[STATED TASK] Copy out every line in the entries below that includes "with".
* * * * *
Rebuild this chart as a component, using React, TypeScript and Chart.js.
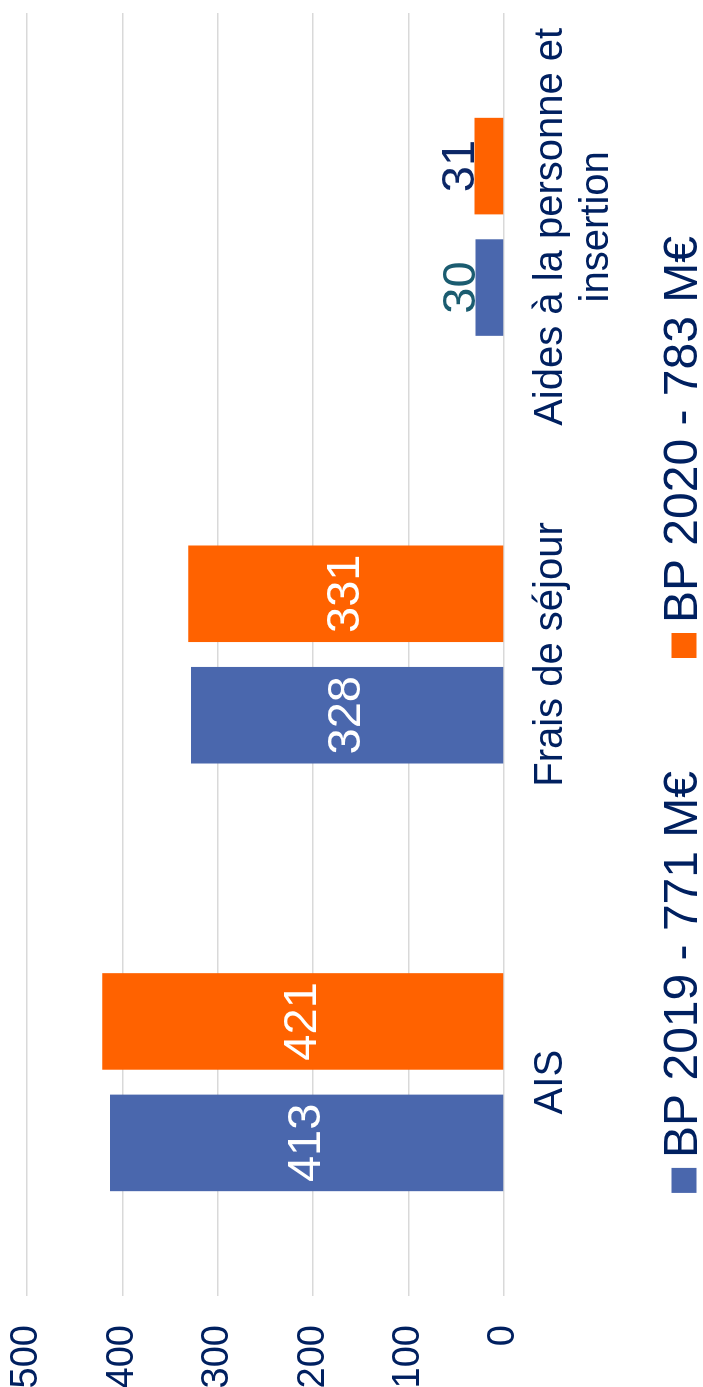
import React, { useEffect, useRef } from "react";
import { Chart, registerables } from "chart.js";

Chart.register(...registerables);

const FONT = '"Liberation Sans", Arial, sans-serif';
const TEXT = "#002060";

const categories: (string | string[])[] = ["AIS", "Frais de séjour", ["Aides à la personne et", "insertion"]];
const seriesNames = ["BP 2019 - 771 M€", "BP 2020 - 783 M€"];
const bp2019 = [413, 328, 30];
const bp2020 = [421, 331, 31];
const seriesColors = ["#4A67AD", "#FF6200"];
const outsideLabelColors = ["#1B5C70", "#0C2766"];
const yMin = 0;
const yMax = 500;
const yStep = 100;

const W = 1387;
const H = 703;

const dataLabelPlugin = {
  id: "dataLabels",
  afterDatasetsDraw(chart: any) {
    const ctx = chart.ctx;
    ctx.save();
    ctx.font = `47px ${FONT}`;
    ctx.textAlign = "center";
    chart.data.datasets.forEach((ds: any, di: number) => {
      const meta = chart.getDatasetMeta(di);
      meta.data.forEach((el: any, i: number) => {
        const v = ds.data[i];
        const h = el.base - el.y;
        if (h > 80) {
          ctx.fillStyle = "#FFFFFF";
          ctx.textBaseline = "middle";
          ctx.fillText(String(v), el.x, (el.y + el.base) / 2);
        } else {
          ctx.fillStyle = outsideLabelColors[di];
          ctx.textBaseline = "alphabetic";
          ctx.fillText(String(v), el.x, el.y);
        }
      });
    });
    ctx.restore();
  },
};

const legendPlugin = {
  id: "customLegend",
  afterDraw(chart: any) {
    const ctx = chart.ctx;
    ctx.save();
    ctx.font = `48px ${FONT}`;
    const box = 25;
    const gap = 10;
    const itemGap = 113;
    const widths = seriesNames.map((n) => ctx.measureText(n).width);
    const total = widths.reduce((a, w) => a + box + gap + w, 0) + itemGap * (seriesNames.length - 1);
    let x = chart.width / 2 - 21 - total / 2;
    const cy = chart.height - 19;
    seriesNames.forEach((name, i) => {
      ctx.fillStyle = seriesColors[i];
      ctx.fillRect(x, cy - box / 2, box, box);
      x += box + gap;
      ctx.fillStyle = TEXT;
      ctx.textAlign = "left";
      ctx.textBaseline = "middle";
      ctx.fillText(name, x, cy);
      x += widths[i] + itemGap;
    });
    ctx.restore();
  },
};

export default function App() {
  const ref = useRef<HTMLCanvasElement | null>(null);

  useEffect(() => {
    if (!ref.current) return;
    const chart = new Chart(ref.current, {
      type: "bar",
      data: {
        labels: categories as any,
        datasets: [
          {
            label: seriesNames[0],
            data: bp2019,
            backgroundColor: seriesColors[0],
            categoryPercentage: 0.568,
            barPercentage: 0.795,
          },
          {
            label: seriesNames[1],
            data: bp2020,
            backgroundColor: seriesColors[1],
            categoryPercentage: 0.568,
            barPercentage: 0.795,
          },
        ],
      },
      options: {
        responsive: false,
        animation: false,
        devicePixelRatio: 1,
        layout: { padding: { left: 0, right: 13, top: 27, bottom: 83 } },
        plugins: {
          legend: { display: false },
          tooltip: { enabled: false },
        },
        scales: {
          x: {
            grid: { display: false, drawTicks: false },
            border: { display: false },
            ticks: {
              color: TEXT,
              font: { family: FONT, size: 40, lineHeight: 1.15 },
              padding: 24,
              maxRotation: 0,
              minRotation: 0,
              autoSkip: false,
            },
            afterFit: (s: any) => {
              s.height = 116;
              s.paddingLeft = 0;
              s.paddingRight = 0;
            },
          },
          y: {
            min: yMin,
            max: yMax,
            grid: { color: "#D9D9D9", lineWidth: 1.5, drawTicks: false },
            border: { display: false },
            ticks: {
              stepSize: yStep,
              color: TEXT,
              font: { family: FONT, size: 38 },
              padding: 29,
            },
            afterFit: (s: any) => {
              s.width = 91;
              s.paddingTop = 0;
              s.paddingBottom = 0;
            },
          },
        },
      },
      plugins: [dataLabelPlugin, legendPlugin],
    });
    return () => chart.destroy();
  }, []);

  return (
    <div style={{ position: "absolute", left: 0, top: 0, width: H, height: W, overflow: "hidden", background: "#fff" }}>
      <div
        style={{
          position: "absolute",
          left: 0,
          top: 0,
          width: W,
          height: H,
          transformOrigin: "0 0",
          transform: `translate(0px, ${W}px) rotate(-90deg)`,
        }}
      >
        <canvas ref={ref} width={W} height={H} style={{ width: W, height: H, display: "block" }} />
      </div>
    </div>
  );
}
* * * * *
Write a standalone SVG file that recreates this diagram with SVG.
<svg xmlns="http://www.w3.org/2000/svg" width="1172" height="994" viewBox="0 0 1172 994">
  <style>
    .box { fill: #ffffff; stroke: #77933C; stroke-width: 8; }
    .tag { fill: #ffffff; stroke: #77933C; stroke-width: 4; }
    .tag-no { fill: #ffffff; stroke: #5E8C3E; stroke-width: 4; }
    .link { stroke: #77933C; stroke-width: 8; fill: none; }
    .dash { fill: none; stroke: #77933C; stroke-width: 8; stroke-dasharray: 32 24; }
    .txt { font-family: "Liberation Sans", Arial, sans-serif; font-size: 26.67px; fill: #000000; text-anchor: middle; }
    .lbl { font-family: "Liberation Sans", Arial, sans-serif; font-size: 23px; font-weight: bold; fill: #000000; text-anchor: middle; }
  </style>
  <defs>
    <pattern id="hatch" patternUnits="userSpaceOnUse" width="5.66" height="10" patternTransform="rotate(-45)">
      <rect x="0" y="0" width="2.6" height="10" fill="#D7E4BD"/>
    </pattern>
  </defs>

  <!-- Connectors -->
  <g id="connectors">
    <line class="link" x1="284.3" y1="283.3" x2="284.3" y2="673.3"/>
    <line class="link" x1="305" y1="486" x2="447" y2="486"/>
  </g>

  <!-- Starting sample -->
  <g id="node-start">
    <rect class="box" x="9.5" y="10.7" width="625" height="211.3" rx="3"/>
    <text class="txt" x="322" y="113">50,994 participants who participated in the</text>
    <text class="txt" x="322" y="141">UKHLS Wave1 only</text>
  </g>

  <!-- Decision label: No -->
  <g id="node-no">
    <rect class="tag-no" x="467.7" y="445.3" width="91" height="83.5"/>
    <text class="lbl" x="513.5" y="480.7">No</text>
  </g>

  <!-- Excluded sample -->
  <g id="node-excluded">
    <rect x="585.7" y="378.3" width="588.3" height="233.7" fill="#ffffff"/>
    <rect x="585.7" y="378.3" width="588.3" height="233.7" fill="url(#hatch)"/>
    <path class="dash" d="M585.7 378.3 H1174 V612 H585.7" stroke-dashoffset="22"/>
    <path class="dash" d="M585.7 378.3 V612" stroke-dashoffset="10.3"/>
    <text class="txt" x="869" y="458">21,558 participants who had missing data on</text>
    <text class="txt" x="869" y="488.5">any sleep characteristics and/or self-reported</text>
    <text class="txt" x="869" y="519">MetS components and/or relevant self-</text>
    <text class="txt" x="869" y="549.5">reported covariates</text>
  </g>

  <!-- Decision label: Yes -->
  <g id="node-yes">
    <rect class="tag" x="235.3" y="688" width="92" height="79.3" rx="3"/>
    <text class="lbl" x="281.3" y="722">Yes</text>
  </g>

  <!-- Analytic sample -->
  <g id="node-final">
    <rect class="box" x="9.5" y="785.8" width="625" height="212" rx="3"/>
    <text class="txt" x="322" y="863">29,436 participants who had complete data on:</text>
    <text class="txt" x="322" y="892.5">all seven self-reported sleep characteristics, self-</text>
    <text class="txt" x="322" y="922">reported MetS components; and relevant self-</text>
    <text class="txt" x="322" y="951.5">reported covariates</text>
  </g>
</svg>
* * * * *
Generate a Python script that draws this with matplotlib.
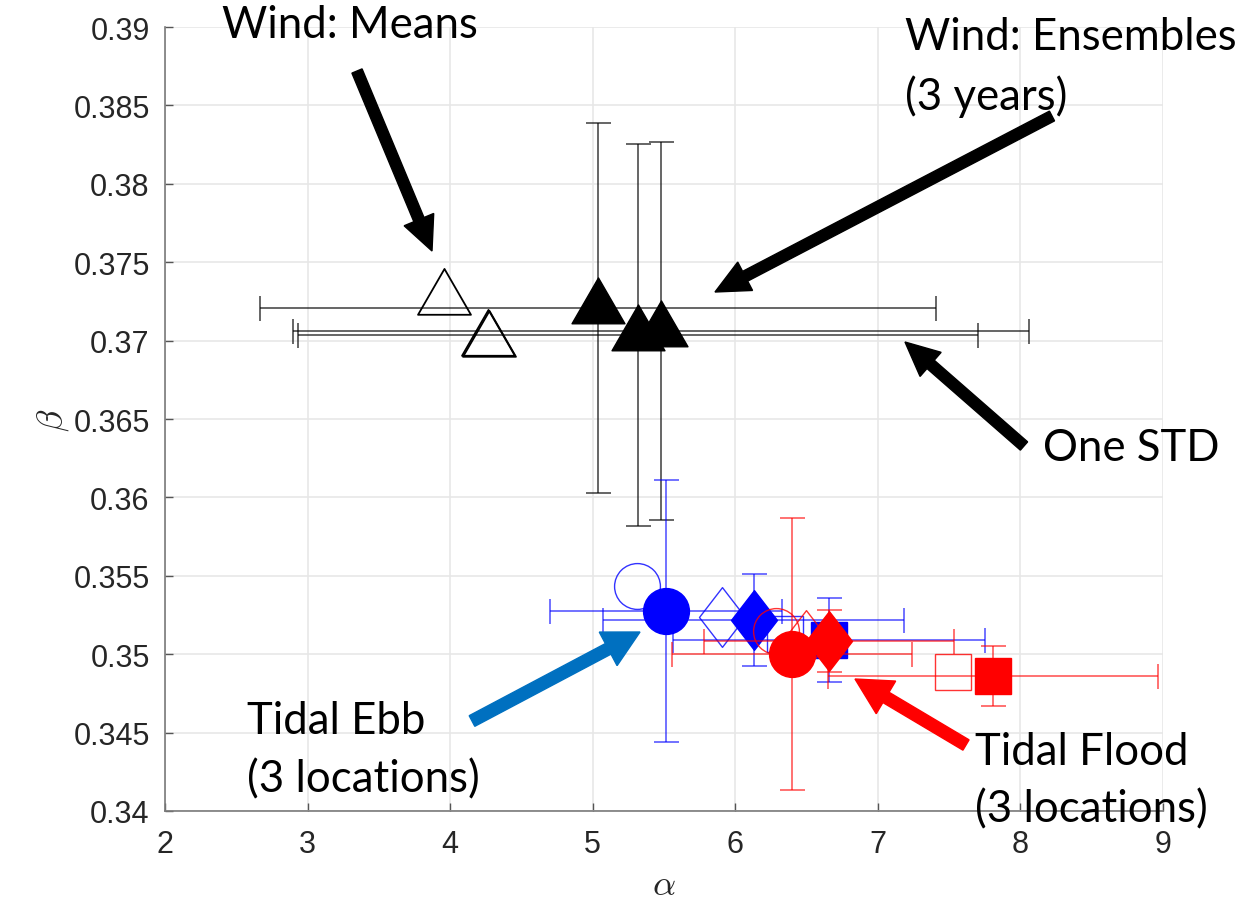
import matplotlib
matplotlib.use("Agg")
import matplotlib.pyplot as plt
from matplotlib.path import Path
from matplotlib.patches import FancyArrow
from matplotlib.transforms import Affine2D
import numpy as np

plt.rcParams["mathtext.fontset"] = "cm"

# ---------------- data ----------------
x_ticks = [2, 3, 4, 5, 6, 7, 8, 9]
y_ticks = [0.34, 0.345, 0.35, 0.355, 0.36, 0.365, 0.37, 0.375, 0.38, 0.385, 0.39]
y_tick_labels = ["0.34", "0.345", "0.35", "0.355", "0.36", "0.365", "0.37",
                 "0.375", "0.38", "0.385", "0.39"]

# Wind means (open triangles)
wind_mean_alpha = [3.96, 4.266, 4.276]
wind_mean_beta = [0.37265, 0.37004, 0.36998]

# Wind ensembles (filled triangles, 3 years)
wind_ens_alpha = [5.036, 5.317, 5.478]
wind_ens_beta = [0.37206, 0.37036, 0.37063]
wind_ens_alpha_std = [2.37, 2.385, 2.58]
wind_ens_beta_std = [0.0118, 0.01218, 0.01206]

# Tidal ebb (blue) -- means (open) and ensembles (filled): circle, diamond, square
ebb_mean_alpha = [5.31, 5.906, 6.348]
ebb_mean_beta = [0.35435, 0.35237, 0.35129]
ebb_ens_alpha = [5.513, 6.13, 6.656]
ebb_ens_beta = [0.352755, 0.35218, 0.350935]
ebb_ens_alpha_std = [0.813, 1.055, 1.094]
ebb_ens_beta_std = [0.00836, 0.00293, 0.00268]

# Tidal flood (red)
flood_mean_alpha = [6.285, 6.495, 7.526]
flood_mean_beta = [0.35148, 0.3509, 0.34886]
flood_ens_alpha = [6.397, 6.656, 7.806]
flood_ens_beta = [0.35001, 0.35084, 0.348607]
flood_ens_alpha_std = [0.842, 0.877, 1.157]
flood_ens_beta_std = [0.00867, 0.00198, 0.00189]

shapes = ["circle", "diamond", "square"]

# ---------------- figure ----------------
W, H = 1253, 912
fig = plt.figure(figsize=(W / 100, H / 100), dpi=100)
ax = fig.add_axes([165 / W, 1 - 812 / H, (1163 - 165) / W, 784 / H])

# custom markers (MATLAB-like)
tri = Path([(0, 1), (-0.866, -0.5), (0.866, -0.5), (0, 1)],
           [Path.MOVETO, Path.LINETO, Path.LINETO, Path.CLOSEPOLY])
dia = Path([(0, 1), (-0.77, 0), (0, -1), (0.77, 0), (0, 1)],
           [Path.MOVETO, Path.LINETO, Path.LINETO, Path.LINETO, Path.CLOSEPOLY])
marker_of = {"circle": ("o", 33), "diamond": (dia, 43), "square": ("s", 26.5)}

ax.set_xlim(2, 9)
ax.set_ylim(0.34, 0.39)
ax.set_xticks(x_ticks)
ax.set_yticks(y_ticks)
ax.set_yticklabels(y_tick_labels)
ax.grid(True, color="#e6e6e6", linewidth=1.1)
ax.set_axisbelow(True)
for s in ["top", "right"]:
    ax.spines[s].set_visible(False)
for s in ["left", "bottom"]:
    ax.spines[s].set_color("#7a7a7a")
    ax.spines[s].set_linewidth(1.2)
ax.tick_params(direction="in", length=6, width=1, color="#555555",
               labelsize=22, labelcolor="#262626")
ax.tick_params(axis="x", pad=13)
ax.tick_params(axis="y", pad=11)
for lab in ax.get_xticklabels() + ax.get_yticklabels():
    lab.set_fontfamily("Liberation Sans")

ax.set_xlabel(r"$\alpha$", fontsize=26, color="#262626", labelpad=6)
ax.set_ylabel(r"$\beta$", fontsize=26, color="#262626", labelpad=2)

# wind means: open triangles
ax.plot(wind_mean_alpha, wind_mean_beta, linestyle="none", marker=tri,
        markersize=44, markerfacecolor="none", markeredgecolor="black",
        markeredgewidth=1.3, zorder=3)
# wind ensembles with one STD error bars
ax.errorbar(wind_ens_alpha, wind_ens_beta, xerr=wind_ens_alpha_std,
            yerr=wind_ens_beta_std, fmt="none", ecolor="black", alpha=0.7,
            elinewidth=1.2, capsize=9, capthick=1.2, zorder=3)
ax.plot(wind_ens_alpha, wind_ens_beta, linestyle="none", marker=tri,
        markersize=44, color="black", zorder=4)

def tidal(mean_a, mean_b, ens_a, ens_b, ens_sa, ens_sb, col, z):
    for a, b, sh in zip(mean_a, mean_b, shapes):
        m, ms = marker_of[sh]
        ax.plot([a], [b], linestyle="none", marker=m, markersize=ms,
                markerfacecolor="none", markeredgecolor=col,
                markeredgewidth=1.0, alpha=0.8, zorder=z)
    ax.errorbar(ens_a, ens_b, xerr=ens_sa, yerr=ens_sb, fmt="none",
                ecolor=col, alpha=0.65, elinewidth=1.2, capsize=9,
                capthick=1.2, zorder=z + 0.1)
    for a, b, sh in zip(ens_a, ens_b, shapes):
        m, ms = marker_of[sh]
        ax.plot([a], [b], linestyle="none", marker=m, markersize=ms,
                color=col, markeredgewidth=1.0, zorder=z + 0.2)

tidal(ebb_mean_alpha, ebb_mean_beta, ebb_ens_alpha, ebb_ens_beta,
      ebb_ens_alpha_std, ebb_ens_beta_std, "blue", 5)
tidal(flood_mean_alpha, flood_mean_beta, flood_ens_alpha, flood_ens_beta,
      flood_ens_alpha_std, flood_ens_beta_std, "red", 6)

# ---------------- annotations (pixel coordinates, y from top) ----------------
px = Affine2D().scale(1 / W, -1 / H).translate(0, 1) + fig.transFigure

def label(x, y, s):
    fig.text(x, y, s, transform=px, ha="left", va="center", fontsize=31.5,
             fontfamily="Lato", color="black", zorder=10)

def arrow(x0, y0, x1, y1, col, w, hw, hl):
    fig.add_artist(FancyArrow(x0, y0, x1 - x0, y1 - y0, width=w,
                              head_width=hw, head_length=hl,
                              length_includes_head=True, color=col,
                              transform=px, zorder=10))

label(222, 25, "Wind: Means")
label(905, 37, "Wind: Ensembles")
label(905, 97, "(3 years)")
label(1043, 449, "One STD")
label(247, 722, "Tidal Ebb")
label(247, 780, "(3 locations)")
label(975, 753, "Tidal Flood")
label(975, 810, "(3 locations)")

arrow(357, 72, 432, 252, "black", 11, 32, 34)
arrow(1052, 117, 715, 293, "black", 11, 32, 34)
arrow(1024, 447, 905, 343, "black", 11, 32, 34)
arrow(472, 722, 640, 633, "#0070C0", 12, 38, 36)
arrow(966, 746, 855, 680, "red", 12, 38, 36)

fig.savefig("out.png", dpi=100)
* * * * *
[TASK SOLUTION]
Write a standalone SVG file that recreates this diagram with SVG.
Generate a Python script that draws this with matplotlib.
# wind ensembles with one STD error bars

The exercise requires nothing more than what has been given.